A luxury private villa in Mallorca is the ultimate romantic base, and not simply for the obvious reasons. Yes, the privacy matters. Yes, waking up to your own pool and your own terrace and a view that belongs, for this week at least, entirely to you rather than to a rotation of other guests – that matters considerably. But the deeper value of a private villa for couples is the space it creates: space to move at your own pace, to have dinner when you want it and breakfast when the mood takes you rather than when a restaurant opens, to invite the world in on your own terms. Romance is partly an atmosphere, and atmosphere requires control over your environment. A well-chosen villa provides exactly that.
The villa stock in Mallorca at the luxury end is among the finest in the Mediterranean – centuries-old fincas with original stone features and modern kitchen renovations, contemporary villas with infinity pools and architecture that frames the landscape like a painting, restored manor houses in the hills where the morning mist over the valley makes it difficult to remember that the rest of the world exists. Choosing the right one – the right area, the right configuration, the right level of service and privacy – is where expertise makes a genuine difference to the holiday you actually have versus the one you think you’re booking.
When is the best time of year for a romantic trip to Mallorca?
Late spring (May to early June) and early autumn (September to October) are the most rewarding months for couples. The weather is warm and settled, the sea is swimmable, and the island operates at a more relaxed pace than the peak summer weeks. September is particularly fine – the light is exceptional, harvests are underway, and the better restaurants are at their most inspired with seasonal menus. If you’re honeymooning and have limited date flexibility, July and August are perfectly manageable in the quieter northwest and interior areas, especially when you’re based in a private villa with its own pool.

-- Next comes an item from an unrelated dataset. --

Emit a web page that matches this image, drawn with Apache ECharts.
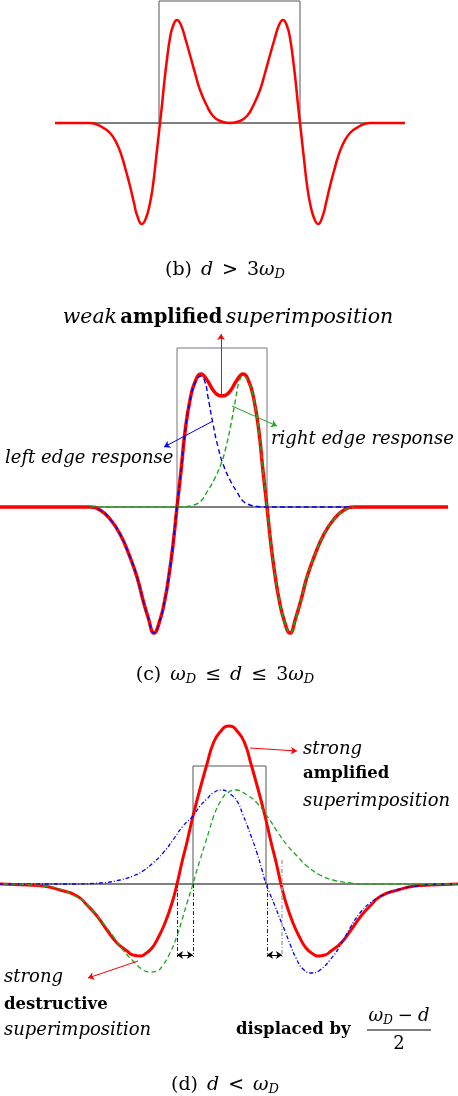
<!DOCTYPE html>
<html>
<head>
<meta charset="utf-8">
<script src="https://cdn.jsdelivr.net/npm/echarts@6/dist/echarts.min.js"></script>
<style>
  html, body { margin: 0; background: #fff; }
  #main { width: 458px; height: 1096px; }
</style>
</head>
<body>
<div id="main"></div>
<script>
// panel (b): d > 3 wD, sum only
const bBaseline = [[55, 0], [405, 0]];
const bBox = [[159, 0], [159, 122], [300, 122], [300, 0]];
const bSum = [[55,0],[90,0],[100,-3],[110,-10],[117,-21],[122,-34],[126,-48],[130,-63],[134,-80],[137,-92],[142,-101],[146,-95],[150,-80],[153,-62],[156,-36],[158,-18],[160,0],[162,18],[164,38],[167,64],[170,85],[173,97],[177,103],[181,98],[186,82],[190,68],[195,50],[200,33],[207,17],[213,7],[220,2],[230,0],[240,2],[247,7],[253,17],[260,33],[265,50],[270,68],[274,82],[279,98],[283,103],[287,97],[290,85],[293,64],[296,38],[298,18],[300,0],[302,-18],[304,-36],[307,-62],[310,-80],[314,-95],[318,-101],[323,-92],[326,-80],[330,-63],[334,-48],[338,-34],[343,-21],[350,-10],[360,-3],[370,0],[405,0]];

// panel (c): wD <= d <= 3 wD
const cBaseline = [[0, 0], [448, 0]];
const cBox = [[177, 0], [177, 159], [267, 159], [267, 0]];
const cSum = [[0,0],[90,0],[100,-3],[110,-12],[120,-27],[130,-50],[137,-70],[143,-93],[148,-110],[154,-126],[160,-113],[165,-92],[169,-68],[173,-38],[177,0],[181,36],[185,75],[190,107],[195,125],[201,133],[207,127],[213,117],[218,112],[222,111],[226,112],[231,117],[237,127],[243,133],[249,125],[254,107],[259,75],[263,36],[267,0],[271,-38],[275,-68],[279,-92],[284,-113],[290,-126],[296,-110],[301,-93],[307,-70],[314,-50],[324,-27],[334,-12],[344,-3],[354,0],[448,0]];
const cLeft = [[90,0],[100,-3],[110,-12],[120,-27],[130,-50],[137,-70],[143,-93],[148,-110],[154,-126],[160,-113],[165,-92],[169,-68],[173,-38],[177,0],[181,36],[185,75],[190,106],[195,124],[201,131],[205,125],[208,110],[213,83],[218,60],[223,43],[230,27],[237,15],[243,6],[250,2],[258,0.5],[263,0],[352,0]];
const cRight = [[90,0],[181,0],[186,0.5],[194,2],[201,6],[207,15],[214,27],[221,43],[226,60],[231,83],[236,110],[239,125],[243,131],[249,124],[254,106],[259,75],[263,36],[267,0],[271,-38],[275,-68],[279,-92],[284,-113],[290,-126],[296,-110],[301,-93],[307,-70],[314,-50],[324,-27],[334,-12],[344,-3],[354,0]];

// panel (d): d < wD
const dBaseline = [[3, 0], [458, 0]];
const dBox = [[193, 0], [193, 118], [266, 118], [266, 0]];
const dSum = [[0,0],[27,-1],[43,-2],[60,-6],[77,-12],[87,-21],[97,-32],[107,-46],[117,-59],[127,-67],[133,-71],[141,-72],[145,-70],[152,-64],[158,-54],[165,-39],[172,-19],[177,0],[182,22],[187,42],[193,68],[200,95],[207,120],[213,140],[220,152],[229,158],[238,152],[245,140],[251,120],[258,95],[265,68],[271,42],[276,22],[281,0],[286,-19],[293,-39],[300,-54],[306,-64],[313,-70],[318,-72],[325,-71],[331,-67],[341,-59],[351,-46],[361,-32],[371,-21],[381,-12],[398,-6],[415,-2],[431,-1],[458,0]];
const dLeft = [[0,0],[67,0],[100,1],[120,4],[133,8],[143,13],[153,21],[163,31],[173,44],[183,58],[193,68],[200,78],[207,85],[213,91],[222,94],[230,90],[237,83],[243,69],[250,51],[257,31],[262,14],[266,0],[270,-10],[275,-22],[280,-35],[285,-47],[290,-60],[296,-74],[303,-85],[312,-89],[320,-86],[330,-76],[340,-62],[350,-44],[360,-29],[370,-19],[383,-11],[400,-5],[417,-2],[433,-0.3],[458,0]];
const dRight = [[3,0],[27,-0.3],[43,-2],[60,-5],[73,-11],[83,-17],[93,-27],[103,-39],[113,-52],[123,-66],[133,-77],[143,-86],[150,-88],[157,-87],[163,-81],[170,-69],[177,-52],[182,-36],[187,-19],[193,0],[196,11],[200,24],[205,40],[210,56],[213,66],[217,76],[222,85],[227,91],[236,94],[247,89],[257,81],[267,68],[277,53],[287,39],[297,28],[307,18],[320,9],[333,4],[350,1],[367,0],[458,0]];

const RED = '#ff0000', BLUE = '#0000ee', GREEN = '#1fa81f';
const SERIF = 'DejaVu Serif';

const myChart = echarts.init(document.getElementById('main'));

function line(data, g, color, width, type, z) {
  return {
    type: 'line', xAxisIndex: g, yAxisIndex: g, data: data,
    symbol: 'none', smooth: 0.5, silent: true, z: z,
    lineStyle: { color: color, width: width, type: type || 'solid' }
  };
}
function plain(data, g, color, width, z, marks) {
  const s = {
    type: 'line', xAxisIndex: g, yAxisIndex: g, data: data,
    symbol: 'none', silent: true, z: z,
    lineStyle: { color: color, width: width }
  };
  if (marks) {
    s.markLine = {
      silent: true, symbolSize: 6, label: { show: false },
      data: marks
    };
  }
  return s;
}
function arrow(a, b, color, head, type, width) {
  return [
    { coord: a, symbol: head ? head[0] : 'none', lineStyle: { color: color, width: width || 1, type: type || 'solid' } },
    { coord: b, symbol: head ? head[1] : 'arrow' }
  ];
}

const dashDot = [4, 2, 1, 2];
const marksC = [
  arrow([221, 111], [221, 173], RED),
  arrow([213, 86], [164, 60], BLUE),
  arrow([232, 101], [277, 81], GREEN)
];
const marksD = [
  arrow([250, 136], [297, 133], RED),
  arrow([138, -77], [88, -94], RED),
  arrow([177, 0], [177, -73], '#222', ['none', 'none'], dashDot),
  arrow([193, 0], [193, -73], '#222', ['none', 'none'], dashDot),
  arrow([267, 0], [267, -73], '#222', ['none', 'none'], dashDot),
  arrow([282, 24], [282, -73], '#aaa', ['none', 'none'], dashDot, 1.5),
  arrow([177, -71], [193, -71], '#000', ['arrow', 'arrow']),
  arrow([267, -71], [282, -71], '#000', ['arrow', 'arrow']),
  arrow([184, -81], [220, -126], '#000'),
  arrow([273, -79], [308, -126], '#000')
];

function richSet(size, bold, gap) {
  return {
    r: { fontFamily: SERIF, fontSize: size, color: '#000' },
    lab: { fontFamily: SERIF, fontSize: size, color: '#000', padding: [0, gap, 0, 0] },
    rel: { fontFamily: SERIF, fontSize: size, color: '#000', padding: [0, gap, 0, gap] },
    i: { fontFamily: SERIF, fontSize: size, fontStyle: 'italic', color: '#000' },
    b: { fontFamily: SERIF, fontSize: bold, fontWeight: 'bold', color: '#000' },
    s: { fontFamily: SERIF, fontSize: Math.round(size * 0.68), fontStyle: 'italic', color: '#000', padding: [Math.round(size * 0.55), 0, 0, 0] }
  };
}
const richN = richSet(18, 16.5, 5);
const richC = richSet(19, 16.5, 9);
const richL = richSet(20.5, 19.5, 5);
function txt(x, y, text, align, rich) {
  return {
    type: 'text', x: x, y: y, silent: true,
    style: { text: text, rich: rich || richN, align: align || 'left', verticalAlign: 'middle' }
  };
}

const xAxes = [0, 1, 2].map(function (g) {
  return { type: 'value', gridIndex: g, min: 0, max: 458, show: false };
});
const yAxes = [
  { type: 'value', gridIndex: 0, min: -117, max: 123, show: false },
  { type: 'value', gridIndex: 1, min: -173, max: 207, show: false },
  { type: 'value', gridIndex: 2, min: -116, max: 184, show: false }
];

const option = {
  animation: false,
  backgroundColor: '#fff',
  grid: [
    { left: 0, top: 0, width: 458, height: 240 },
    { left: 0, top: 300, width: 458, height: 380 },
    { left: 0, top: 700, width: 458, height: 300 }
  ],
  xAxis: xAxes,
  yAxis: yAxes,
  series: [
    plain(bBaseline, 0, '#000', 1, 1),
    plain(bBox, 0, '#555', 1, 1),
    line(bSum, 0, RED, 2.5, 'solid', 3),

    plain(cBaseline, 1, '#000', 1, 1),
    plain(cBox, 1, '#777', 1, 1, marksC),
    line(cSum, 1, RED, 3.5, 'solid', 3),
    line(cLeft, 1, BLUE, 1.4, [5, 3], 4),
    line(cRight, 1, GREEN, 1.4, [5, 3], 4),

    plain(dBaseline, 2, '#000', 1, 1),
    plain(dBox, 2, '#555', 1, 1, marksD),
    line(dSum, 2, RED, 3, 'solid', 3),
    line(dLeft, 2, BLUE, 1.3, dashDot, 4),
    line(dRight, 2, GREEN, 1.3, [5, 3], 4)
  ],
  graphic: [
    txt(225, 270, '{lab|(b)}{i|d}{rel|>}{r|3}{i|ω}{s|D}', 'center', richC),
    txt(228, 318, '{i|weak} {b|amplified} {i|superimposition}', 'center', richL),
    txt(5, 458, '{i|left edge response}'),
    txt(271, 439, '{i|right edge response}'),
    txt(225, 675, '{lab|(c)}{i|ω}{s|D}{rel|≤}{i|d}{rel|≤}{r|3}{i|ω}{s|D}', 'center', richC),
    txt(303, 749, '{i|strong}'),
    txt(303, 774, '{b|amplified}'),
    txt(303, 801, '{i|superimposition}'),
    txt(4, 977, '{i|strong}'),
    txt(4, 1005, '{b|destructive}'),
    txt(4, 1030, '{i|superimposition}'),
    txt(236, 1030, '{b|displaced by}'),
    txt(399, 1016, '{i|ω}{s|D}{rel|−}{i|d}', 'center'),
    {
      type: 'line', silent: true,
      shape: { x1: 367, y1: 1030, x2: 431, y2: 1030 },
      style: { stroke: '#000', lineWidth: 1 }
    },
    txt(399, 1044, '{r|2}', 'center'),
    txt(225, 1085, '{lab|(d)}{i|d}{rel|<}{i|ω}{s|D}', 'center', richC)
  ]
};

myChart.setOption(option);
</script>
</body>
</html>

Which area of Mallorca is most romantic for couples?
The northwest coast – particularly the stretch from Deià through Sóller to Port de Sóller – consistently delivers the most romantic atmosphere on the island. The Serra de Tramuntana mountains, the dramatic coastline, the characterful villages and the general sense of remove from everyday life make this the area couples return to most enthusiastically. That said, the quiet southeastern corner around Santanyí and Cala Figuera offers a more private, contemplative romance that suits couples looking for genuine solitude. The best choice depends on your preferred pace and what kind of landscape speaks to you – mountain drama or coastal tranquillity.
Is Mallorca a good destination for a honeymoon?
Mallorca works exceptionally well as a honeymoon destination for couples who want a combination of natural beauty, excellent food and wine, cultural depth and genuine relaxation – without the organisational complexity of a long-haul trip immediately after a wedding. Flight times from most of Europe are short, the villa rental market offers some of the finest private accommodation in the Mediterranean, and the island has enough variety to sustain ten to fourteen days without repetition. For honeymooners wanting to extend the experience, combining Mallorca with a few nights on the quieter island of Menorca offers a compelling contrast.